Rows from a dataset of charts and code:

- - - - -

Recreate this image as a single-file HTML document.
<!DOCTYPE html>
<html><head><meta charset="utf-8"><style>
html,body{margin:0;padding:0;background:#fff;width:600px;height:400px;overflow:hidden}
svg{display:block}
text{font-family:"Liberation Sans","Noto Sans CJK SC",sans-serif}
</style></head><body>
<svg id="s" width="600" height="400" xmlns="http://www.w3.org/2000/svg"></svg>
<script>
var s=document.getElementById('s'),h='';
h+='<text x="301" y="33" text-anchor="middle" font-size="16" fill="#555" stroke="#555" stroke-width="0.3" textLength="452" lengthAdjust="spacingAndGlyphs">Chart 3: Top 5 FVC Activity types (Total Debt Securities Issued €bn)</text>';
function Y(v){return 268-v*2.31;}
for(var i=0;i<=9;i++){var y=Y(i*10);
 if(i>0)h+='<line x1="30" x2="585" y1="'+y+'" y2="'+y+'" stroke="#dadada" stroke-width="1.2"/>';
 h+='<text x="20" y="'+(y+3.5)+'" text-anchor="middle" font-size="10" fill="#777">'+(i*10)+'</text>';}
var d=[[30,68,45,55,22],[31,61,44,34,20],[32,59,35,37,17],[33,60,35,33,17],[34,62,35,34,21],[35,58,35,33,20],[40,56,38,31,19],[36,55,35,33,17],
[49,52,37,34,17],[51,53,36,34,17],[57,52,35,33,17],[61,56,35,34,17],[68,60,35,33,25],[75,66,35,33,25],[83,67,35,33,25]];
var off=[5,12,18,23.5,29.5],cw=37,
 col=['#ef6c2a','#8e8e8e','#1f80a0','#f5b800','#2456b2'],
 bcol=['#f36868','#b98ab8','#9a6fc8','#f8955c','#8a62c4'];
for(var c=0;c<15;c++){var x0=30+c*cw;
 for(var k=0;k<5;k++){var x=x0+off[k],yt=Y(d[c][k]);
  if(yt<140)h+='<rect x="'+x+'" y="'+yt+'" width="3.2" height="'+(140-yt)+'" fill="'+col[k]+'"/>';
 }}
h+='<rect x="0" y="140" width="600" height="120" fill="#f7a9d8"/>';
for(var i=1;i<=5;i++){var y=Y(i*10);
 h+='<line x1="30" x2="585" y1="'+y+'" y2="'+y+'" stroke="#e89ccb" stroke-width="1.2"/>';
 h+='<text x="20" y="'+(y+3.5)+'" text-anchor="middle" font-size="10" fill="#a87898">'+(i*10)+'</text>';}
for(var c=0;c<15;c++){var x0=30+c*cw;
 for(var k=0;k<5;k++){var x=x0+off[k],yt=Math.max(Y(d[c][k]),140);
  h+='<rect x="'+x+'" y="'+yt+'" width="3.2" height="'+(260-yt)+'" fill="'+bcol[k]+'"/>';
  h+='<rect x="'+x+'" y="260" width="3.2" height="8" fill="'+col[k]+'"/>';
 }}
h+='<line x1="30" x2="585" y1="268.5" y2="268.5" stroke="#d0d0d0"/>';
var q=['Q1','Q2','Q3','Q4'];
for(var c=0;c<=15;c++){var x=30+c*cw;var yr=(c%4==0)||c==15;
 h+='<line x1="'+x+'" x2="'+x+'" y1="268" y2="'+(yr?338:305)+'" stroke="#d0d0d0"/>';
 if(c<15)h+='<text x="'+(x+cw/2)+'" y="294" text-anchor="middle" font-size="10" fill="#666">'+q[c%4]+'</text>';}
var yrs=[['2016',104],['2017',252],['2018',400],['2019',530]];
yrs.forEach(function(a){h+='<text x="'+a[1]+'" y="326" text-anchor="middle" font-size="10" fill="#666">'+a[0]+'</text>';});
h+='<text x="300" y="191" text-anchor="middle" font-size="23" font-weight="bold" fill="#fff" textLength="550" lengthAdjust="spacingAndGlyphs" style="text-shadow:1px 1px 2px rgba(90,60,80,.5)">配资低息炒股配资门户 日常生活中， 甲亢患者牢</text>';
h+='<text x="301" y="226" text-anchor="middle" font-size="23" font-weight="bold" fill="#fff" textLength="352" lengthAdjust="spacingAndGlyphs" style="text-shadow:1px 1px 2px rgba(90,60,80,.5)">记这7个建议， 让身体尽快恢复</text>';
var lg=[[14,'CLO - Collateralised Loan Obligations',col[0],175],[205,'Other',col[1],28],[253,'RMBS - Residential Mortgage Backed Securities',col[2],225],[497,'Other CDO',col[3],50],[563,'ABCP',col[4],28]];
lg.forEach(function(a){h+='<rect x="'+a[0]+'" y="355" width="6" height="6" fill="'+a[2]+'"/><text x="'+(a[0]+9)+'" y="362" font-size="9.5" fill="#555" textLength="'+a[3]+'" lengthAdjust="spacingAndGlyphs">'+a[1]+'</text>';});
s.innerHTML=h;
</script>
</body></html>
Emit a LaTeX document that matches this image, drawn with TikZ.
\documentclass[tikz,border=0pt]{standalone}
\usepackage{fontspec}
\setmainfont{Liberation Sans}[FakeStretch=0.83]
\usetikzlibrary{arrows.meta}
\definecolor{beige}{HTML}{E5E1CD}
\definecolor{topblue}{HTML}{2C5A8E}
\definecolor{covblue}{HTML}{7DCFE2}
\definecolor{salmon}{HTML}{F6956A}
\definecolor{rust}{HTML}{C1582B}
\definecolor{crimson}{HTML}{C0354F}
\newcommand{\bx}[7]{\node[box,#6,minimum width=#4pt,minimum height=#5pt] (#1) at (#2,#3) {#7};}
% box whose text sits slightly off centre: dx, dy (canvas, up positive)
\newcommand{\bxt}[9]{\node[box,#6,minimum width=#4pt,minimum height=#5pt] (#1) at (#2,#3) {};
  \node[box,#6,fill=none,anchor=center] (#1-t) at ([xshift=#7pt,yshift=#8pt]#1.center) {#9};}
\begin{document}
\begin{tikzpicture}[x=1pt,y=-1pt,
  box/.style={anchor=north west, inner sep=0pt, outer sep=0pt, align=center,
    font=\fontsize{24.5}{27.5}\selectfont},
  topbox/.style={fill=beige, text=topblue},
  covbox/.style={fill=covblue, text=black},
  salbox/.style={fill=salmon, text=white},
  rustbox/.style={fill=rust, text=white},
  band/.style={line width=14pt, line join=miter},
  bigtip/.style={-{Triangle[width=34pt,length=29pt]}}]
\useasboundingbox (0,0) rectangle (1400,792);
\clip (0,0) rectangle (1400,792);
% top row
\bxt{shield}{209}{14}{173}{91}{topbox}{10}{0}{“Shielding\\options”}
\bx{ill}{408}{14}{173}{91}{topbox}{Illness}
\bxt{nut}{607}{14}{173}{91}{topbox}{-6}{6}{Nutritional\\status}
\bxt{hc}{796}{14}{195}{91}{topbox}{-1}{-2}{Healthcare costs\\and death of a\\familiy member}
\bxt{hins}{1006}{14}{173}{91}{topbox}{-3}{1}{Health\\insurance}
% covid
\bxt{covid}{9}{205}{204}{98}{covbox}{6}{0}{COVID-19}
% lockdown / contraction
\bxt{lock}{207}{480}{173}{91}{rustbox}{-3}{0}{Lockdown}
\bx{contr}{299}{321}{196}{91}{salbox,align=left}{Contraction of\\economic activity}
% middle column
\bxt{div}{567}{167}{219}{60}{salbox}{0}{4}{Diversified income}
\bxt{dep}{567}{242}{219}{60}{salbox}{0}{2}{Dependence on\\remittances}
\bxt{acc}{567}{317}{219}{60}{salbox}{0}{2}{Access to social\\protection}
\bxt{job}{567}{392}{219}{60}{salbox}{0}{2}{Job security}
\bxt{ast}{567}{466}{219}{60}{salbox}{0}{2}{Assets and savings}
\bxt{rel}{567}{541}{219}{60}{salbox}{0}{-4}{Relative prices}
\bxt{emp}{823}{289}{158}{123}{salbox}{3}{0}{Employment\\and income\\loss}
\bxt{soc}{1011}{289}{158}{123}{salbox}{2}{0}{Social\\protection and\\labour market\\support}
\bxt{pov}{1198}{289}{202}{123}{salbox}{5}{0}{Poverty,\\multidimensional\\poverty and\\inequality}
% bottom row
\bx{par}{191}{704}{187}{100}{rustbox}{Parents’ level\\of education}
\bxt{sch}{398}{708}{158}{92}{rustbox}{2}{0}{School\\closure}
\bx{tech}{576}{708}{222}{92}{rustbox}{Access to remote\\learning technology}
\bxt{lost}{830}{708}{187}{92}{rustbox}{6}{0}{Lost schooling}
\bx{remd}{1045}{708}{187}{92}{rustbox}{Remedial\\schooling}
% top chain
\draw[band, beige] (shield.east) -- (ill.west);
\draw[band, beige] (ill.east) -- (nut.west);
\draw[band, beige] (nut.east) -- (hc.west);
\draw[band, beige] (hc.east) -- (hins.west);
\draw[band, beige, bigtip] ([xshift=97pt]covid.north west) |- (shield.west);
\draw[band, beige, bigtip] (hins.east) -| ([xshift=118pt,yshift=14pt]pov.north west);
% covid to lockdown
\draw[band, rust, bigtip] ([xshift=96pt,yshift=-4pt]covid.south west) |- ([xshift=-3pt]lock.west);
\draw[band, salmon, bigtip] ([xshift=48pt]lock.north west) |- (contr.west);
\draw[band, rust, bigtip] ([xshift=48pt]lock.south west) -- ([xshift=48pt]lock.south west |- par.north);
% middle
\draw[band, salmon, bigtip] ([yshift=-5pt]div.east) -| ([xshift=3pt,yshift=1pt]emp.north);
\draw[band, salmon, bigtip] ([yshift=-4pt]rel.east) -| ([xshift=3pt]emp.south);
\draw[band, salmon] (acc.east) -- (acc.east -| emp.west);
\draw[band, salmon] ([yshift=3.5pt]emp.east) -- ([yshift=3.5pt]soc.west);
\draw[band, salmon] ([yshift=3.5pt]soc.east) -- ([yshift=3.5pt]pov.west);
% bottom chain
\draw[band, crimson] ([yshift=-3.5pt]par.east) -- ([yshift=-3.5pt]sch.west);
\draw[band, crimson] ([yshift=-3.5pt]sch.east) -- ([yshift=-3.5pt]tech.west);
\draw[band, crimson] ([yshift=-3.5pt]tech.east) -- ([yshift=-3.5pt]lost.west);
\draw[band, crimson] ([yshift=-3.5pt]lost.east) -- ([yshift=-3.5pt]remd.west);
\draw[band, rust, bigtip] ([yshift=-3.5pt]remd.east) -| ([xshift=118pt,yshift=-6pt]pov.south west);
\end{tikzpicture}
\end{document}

- - - - -

THE TASK:
Collect each line holding the string "this".

THE RESULT:
Recreate this image as a single-file HTML document.
Emit a LaTeX document that matches this image, drawn with TikZ.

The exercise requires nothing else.